Flat Tax Proponents Waging an Uphill Battle : Initiative: Group wants to set state tax at 2 1/2% of annual income, with no deductions. Although the concept has attracted much interest, backers are far short of getting the plan on the ballot.


Like many Americans, Roland Boucher has long been irked by complex tax codes. So the Orange County retiree is trying to unleash California’s next great tax revolt--on behalf of a “flat tax.”

Boucher and two associates--who were drawn together by Ross Perot’s unsuccessful presidential campaign--say they have recruited 1,500 volunteers to help qualify a proposition for the 1996 statewide ballot.

Calling themselves United Californians for Tax Reform and operating out of a cramped office near John Wayne Airport, they propose that the state simply collect 2 1/2% of a worker’s annual income. That’s the equivalent of one hour’s wages each week, leading to the group’s motto: “An hour a week is all Sacramento gets to keep.”

The rate also is just a fraction of current state income tax, which can rise as high as 11% for upper-income brackets.


The group is hardly alone in its pursuit of the flat tax. The concept has been embraced by politicians as disparate as Jerry Brown and Bruce Herschensohn. In Washington, several congressmen are pushing various versions of the tax these days. Closer to home, Reagan-era economist Arthur Laffer has been busy drafting a flat tax initiative of his own for the 1996 statewide ballot.

In each case, simplicity is a paramount part of the sales pitch. United Californians for Tax Reform boast that their proposal is so uncomplicated, returns would be filed on postcard-sized forms.

“I think there’s great populist appeal in the idea of a simplified tax form,” said Steve Hayward, research director at Pacific Research Institute, a conservative think tank in San Francisco. “This could become one of the political ideas of the 1990s.”

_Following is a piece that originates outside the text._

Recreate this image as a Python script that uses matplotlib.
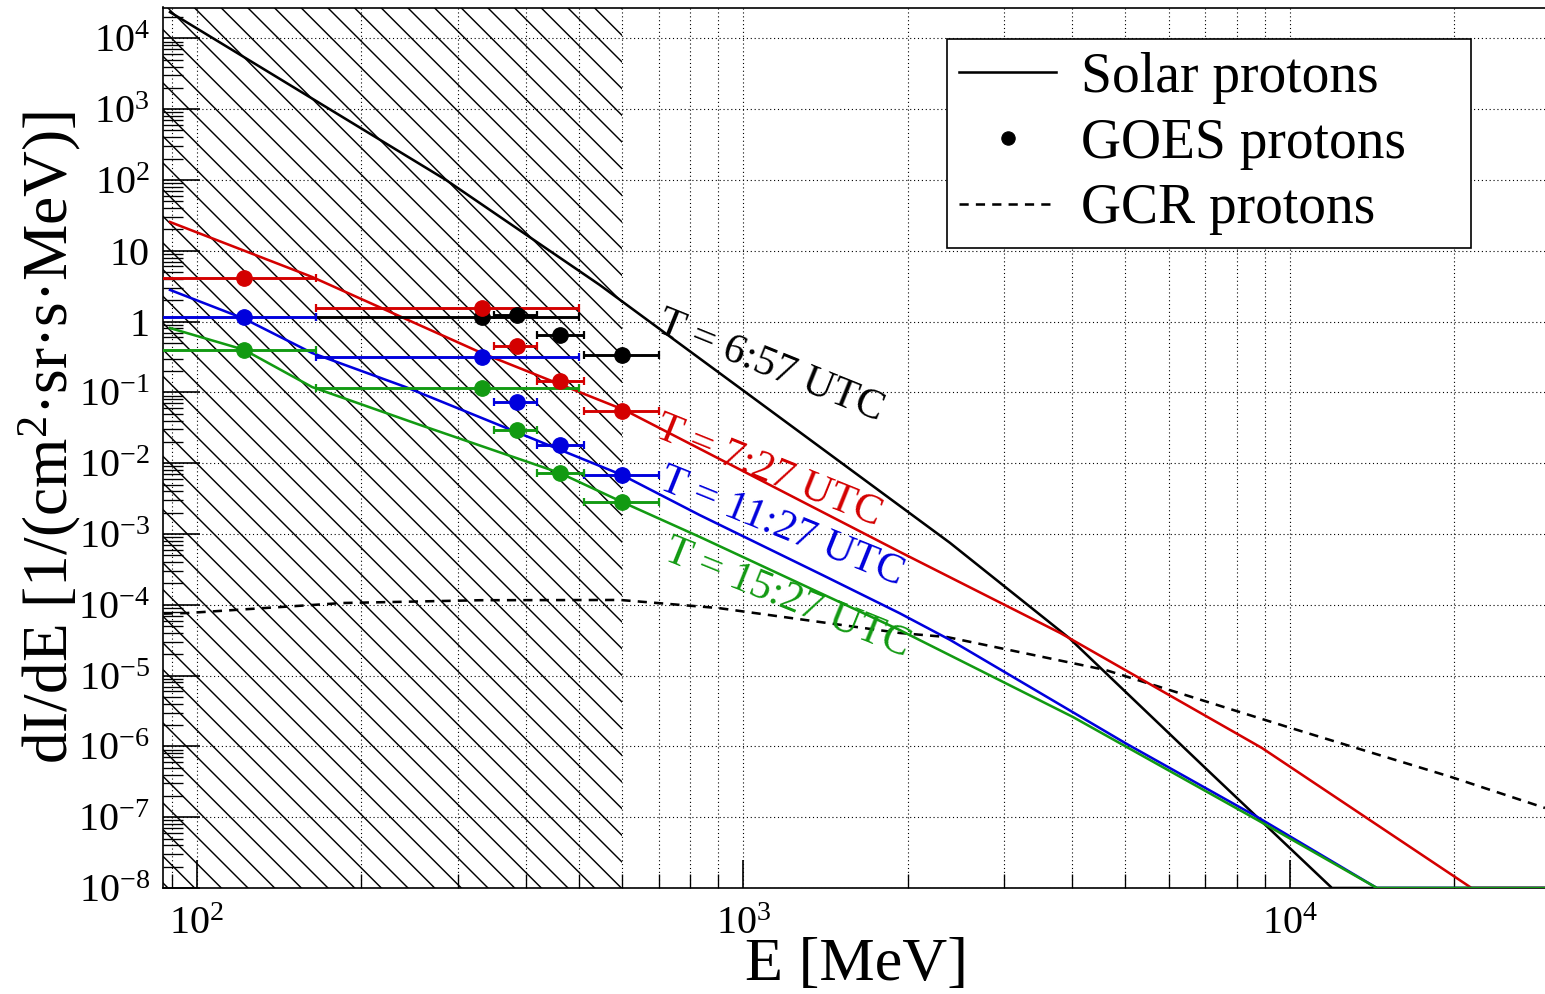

Backers say a streamlined tax code would give the economy a boost by slashing the cost of tax preparers, accountants and attorneys. Investors, meanwhile, could focus on economic considerations rather than the art of avoiding taxes, they say.


Opponents, meanwhile, say the flat tax favors the rich, who stand to gain with lowered rates, and would limit government’s ability to handle emergencies.

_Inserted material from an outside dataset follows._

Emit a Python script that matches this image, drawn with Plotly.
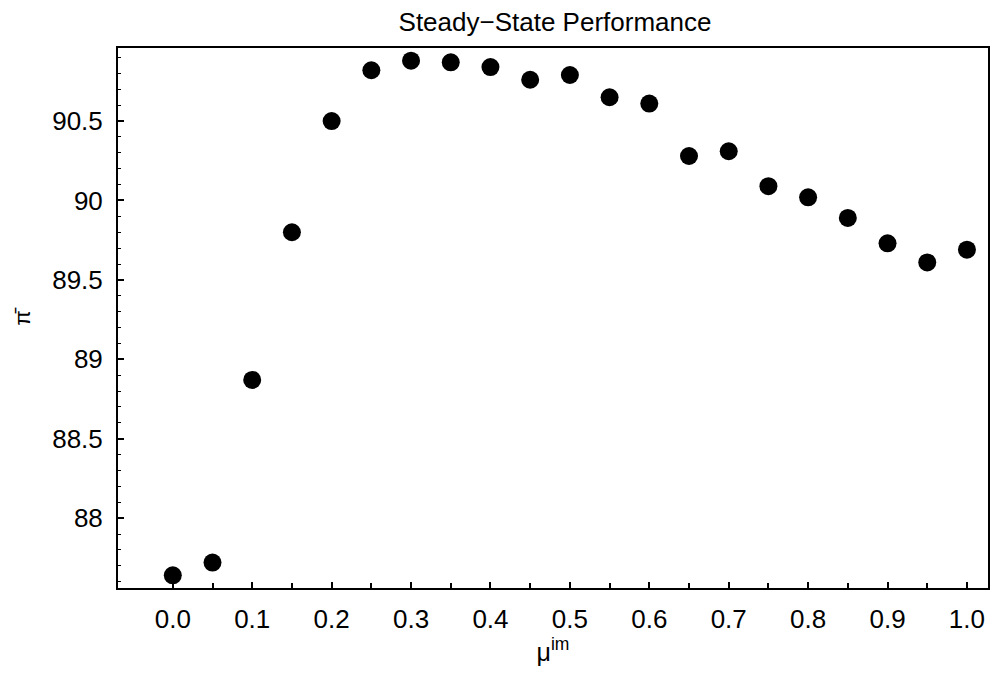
import plotly.graph_objects as go

mu_im = [0.0, 0.05, 0.1, 0.15, 0.2, 0.25, 0.3, 0.35, 0.4, 0.45, 0.5,
         0.55, 0.6, 0.65, 0.7, 0.75, 0.8, 0.85, 0.9, 0.95, 1.0]
pi_bar = [87.64, 87.72, 88.87, 89.80, 90.50, 90.82, 90.88, 90.87, 90.84, 90.76, 90.79,
          90.65, 90.61, 90.28, 90.31, 90.09, 90.02, 89.89, 89.73, 89.61, 89.69]

x_tickvals = [0.0, 0.1, 0.2, 0.3, 0.4, 0.5, 0.6, 0.7, 0.8, 0.9, 1.0]
x_ticktext = ["0.0", "0.1", "0.2", "0.3", "0.4", "0.5", "0.6", "0.7", "0.8", "0.9", "1.0"]
x_minorvals = [0.05, 0.15, 0.25, 0.35, 0.45, 0.55, 0.65, 0.75, 0.85, 0.95]
y_tickvals = [88.0, 88.5, 89.0, 89.5, 90.0, 90.5]
y_ticktext = ["88", "88.5", "89", "89.5", "90", "90.5"]

FONT = "Liberation Sans, Arial, Helvetica, sans-serif"

fig = go.Figure()
fig.add_trace(go.Scatter(
    x=mu_im, y=pi_bar, mode="markers",
    marker=dict(color="black", size=18, line=dict(width=0)),
    showlegend=False,
))

fig.update_layout(
    width=993, height=673,
    margin=dict(l=118, r=5, t=48, b=85),
    paper_bgcolor="white", plot_bgcolor="white",
    font=dict(family=FONT, color="black", size=26),
    title=dict(text="Steady\u2212State Performance", x=555/993, xanchor="center",
               y=1 - 22/673, yanchor="middle", yref="container",
               font=dict(family=FONT, size=26, color="black")),
)

fig.update_xaxes(
    range=[-0.069, 1.0265], showgrid=False, zeroline=False, automargin=False,
    showline=True, linecolor="black", linewidth=2, mirror=True,
    tickmode="array", tickvals=x_tickvals, ticktext=x_ticktext,
    ticks="inside", ticklen=6, tickwidth=1.5, tickcolor="black",
    tickfont=dict(family=FONT, size=26), ticklabelstandoff=7,
    minor=dict(tickmode="array", tickvals=x_minorvals,
               ticks="inside", ticklen=5, tickwidth=1.5, tickcolor="black", showgrid=False),
    title=dict(text="\u03bc<sup>im</sup>", font=dict(family=FONT, size=25), standoff=6),
)
fig.update_yaxes(
    range=[87.56, 90.96], showgrid=False, zeroline=False, automargin=False,
    showline=True, linecolor="black", linewidth=2, mirror=True,
    tickmode="array", tickvals=y_tickvals, ticktext=y_ticktext,
    ticks="inside", ticklen=6, tickwidth=1.5, tickcolor="black",
    tickfont=dict(family=FONT, size=26), ticklabelstandoff=8,
    minor=dict(tickmode="linear", tick0=87.6, dtick=0.1,
               ticks="inside", ticklen=3, tickwidth=1, tickcolor="black", showgrid=False),
    title=dict(text="\u03c0\u0304", font=dict(family=FONT, size=22), standoff=15),
)

fig.write_html("out.html")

“It’s a can of worms,” said Sen. Leroy Greene (D-Sacramento), chairman of the Senate Revenue and Taxation Committee. “They’re saying we know everything that’s going to happen, every cost to the state, and that’s not the case. What about the Medfly, the occasional riot, earthquakes?”

Greene also says that trying to revamp the state tax system via the initiative process is fraught with peril. Instead of going through “the crucible” of countless Legislative hearings before experts, initiatives are the product of only a few minds, he said, and “the odds are they got it wrong.”

A review by the state legislative analyst concluded that the proposal by United Californians for Tax Reform could cost $179 million each year in lost revenue. The group insists that the loss--roughly 1% of the more than $16 billion in income taxes now collected by the state--would hardly bankrupt California.


To help ease the transition from the status quo, an additional 2 1/2% would be assessed for the first five years on individual income over $52,000.

Boucher, a former aerospace manager, said he became frustrated with the tax system after he launched a business in the 1970s selling radio-controlled toy cars. “Every person making an equal income ought to pay equal taxes,” he said. “That means no deductions, credits, exemptions. Nothing.”

But he and his cohorts--Paul Arndt, who worked with Boucher at Hughes Aircraft and is now retired, and real estate manager Chuck Alvord--are having a rough time revving up their campaign.

Despite the corps of volunteers and a snappy phone number--(800) 540-FLAT--United Californians for Tax Reform has collected only 50,000 signatures for the measure, far short of the 376,000 they need by the end of September to qualify for the ballot.


The group also is short on cash, and they haven’t it hasn’t even been able to get an endorsement from United We Stand, the grass-roots group formed by Perot followers. “We’ve been ignored,” lamented Boucher.

If Boucher’s tax plan makes the ballot, it would likely end up in competition with the proposal being sculpted by Laffer. His idea, similar to the proposal pushed by former Gov. Brown during the 1992 presidential race, is to eliminate all taxes--everything from property to income taxes--and replace them with a flat tax that would be the same for individuals and business.

The proposal is still being tinkered with, but the idea is to ensure that taxes collected by state and local government remain at 10.71% of the personal income of California residents. Laffer’s plan also allows a few exemptions--donations to charities, mortgage interest or rent payments, and disability and Social Security income.

While the Orange County group is struggling to collect signatures, Laffer has joined forces with an old hand at ballot measures--People’s Advocate Inc., the direct-mail group created by the late Paul Gann, co-author of Proposition 13. Laffer said more than $400,000 has been raised for the signature-gathering, which has yet to begin.